In one embodiment each of the bottom portion 12 and the two sides 14, 15 of the joist hanger tool 10 has a substantially round, substantially uniform cross-section, with the cross-sections of all having substantially equal diameters. This configuration may result from the joist hanger tool 10 being manufactured from a steel rod, which is then bent into the desired “U”-shape. In order to form the bottom portion 12, the steel rod simply may be bent once at each junction of the bottom portion 12 and the first and second sides 14, 15, thereby resulting in a squared bottom portion 12. See FIG. 3C. In an alternate embodiment, the steel rod may be bent several times in substantially straight short segments to approximate a curved bottom portion 12. See FIG. 3A. In yet another alternative the rod may be bent in a substantially smooth curved manner to form the bottom portion 12. See FIG. 3B. The steel rod may be similarly bent to form the first and second sides 14, 15 as described above. These and other methods for forming the “U”-shape of the joist hanger tool 10 from a steel rod result in an inexpensive and simple method of manufacture.

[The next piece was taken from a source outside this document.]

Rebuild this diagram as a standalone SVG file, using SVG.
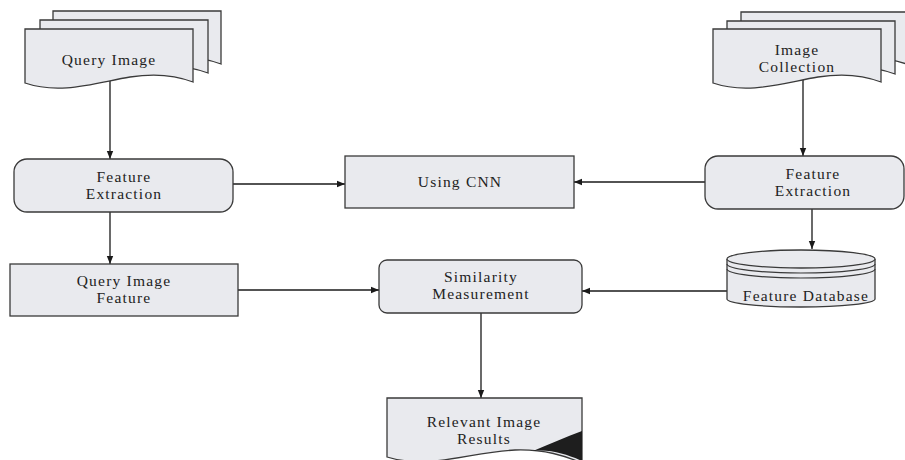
<svg xmlns="http://www.w3.org/2000/svg" width="905" height="460" viewBox="0 0 905 460">
<style>
  .shape { fill: #e9eaee; stroke: #3a3a3a; stroke-width: 1.3; }
  .line { fill: none; stroke: #1a1a1a; stroke-width: 1.3; }
  .ring { fill: none; stroke: #3a3a3a; stroke-width: 1.2; }
  text { font-family: "Liberation Serif", "Times New Roman", serif; font-size: 15.5px; fill: #222; text-anchor: middle; letter-spacing: 1.2px; }
</style>
<defs>
  <path id="doc" d="M0,0 H168 V53 C150,46 130,44 105,48 C70,54 35,66 0,54 Z"/>
  <marker id="arr" viewBox="0 0 10 10" refX="10" refY="5" markerWidth="8" markerHeight="8" markerUnits="userSpaceOnUse" orient="auto">
    <path d="M0,1 L10,5 L0,9 Z" fill="#1a1a1a"/>
  </marker>
</defs>
<rect width="905" height="460" fill="#ffffff"/>

<g id="connectors">
  <line class="line" x1="110" y1="79" x2="110" y2="159" marker-end="url(#arr)"/>
  <line class="line" x1="233" y1="184" x2="345" y2="184" marker-end="url(#arr)"/>
  <line class="line" x1="705" y1="182" x2="574" y2="182" marker-end="url(#arr)"/>
  <line class="line" x1="110" y1="212" x2="110" y2="264" marker-end="url(#arr)"/>
  <line class="line" x1="238" y1="290" x2="379" y2="290" marker-end="url(#arr)"/>
  <line class="line" x1="728" y1="291" x2="582" y2="291" marker-end="url(#arr)"/>
  <line class="line" x1="803" y1="80" x2="803" y2="156" marker-end="url(#arr)"/>
  <line class="line" x1="812" y1="209" x2="812" y2="249" marker-end="url(#arr)"/>
  <line class="line" x1="481" y1="313" x2="481" y2="398" marker-end="url(#arr)"/>
</g>

<g id="query-image">
  <use href="#doc" class="shape" transform="translate(53,11)"/>
  <use href="#doc" class="shape" transform="translate(40,20)"/>
  <use href="#doc" class="shape" transform="translate(25,29)"/>
  <text x="109" y="65">Query Image</text>
</g>

<g id="image-collection">
  <use href="#doc" class="shape" transform="translate(741,12)"/>
  <use href="#doc" class="shape" transform="translate(727,21)"/>
  <use href="#doc" class="shape" transform="translate(713,29)"/>
  <text x="797" y="55">Image</text>
  <text x="797" y="72">Collection</text>
</g>

<g id="feature-extraction-left">
  <rect class="shape" x="14" y="159" width="219" height="53" rx="13"/>
  <text x="124" y="182">Feature</text>
  <text x="124" y="199">Extraction</text>
</g>

<g id="using-cnn">
  <rect class="shape" x="345" y="156" width="229" height="52"/>
  <text x="460" y="187">Using CNN</text>
</g>

<g id="feature-extraction-right">
  <rect class="shape" x="705" y="156" width="199" height="53" rx="13"/>
  <text x="813" y="179">Feature</text>
  <text x="813" y="196">Extraction</text>
</g>

<g id="query-image-feature">
  <rect class="shape" x="10" y="264" width="228" height="52"/>
  <text x="124" y="286">Query Image</text>
  <text x="124" y="303">Feature</text>
</g>

<g id="similarity-measurement">
  <rect class="shape" x="379" y="260" width="203" height="53" rx="8"/>
  <text x="481" y="282">Similarity</text>
  <text x="481" y="299">Measurement</text>
</g>

<g id="feature-database">
  <path class="shape" d="M727,259 V299 A74,8 0 0 0 875,299 V259"/>
  <ellipse class="shape" cx="801" cy="259" rx="74" ry="9"/>
  <path class="ring" d="M727,264 A74,9 0 0 0 875,264"/>
  <path class="ring" d="M727,269 A74,9 0 0 0 875,269"/>
  <text x="806" y="301">Feature Database</text>
</g>

<g id="relevant-image-results">
  <path class="shape" d="M387,398 H582 V463 C565,456 545,449 515,450 C470,452 430,470 387,457 Z"/>
  <path d="M582,431 C565,437 550,444 533,451 C552,449 568,455 582,461 Z" fill="#1e1e1e"/>
  <text x="484" y="427">Relevant Image</text>
  <text x="484" y="444">Results</text>
</g>
</svg>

Where other materials are used, the joist hanger tool 10 is formed into its “U”-shape by methods well understood in the art.

Those skilled in the art will perceive improvements, changes and modifications in the invention. Such improvements, changes and modifications within the skill of the art are intended to be covered by the claims set forth herein, and that all matter contained in the accompanying specification shall be interpreted as illustrative only and not in a limiting sense.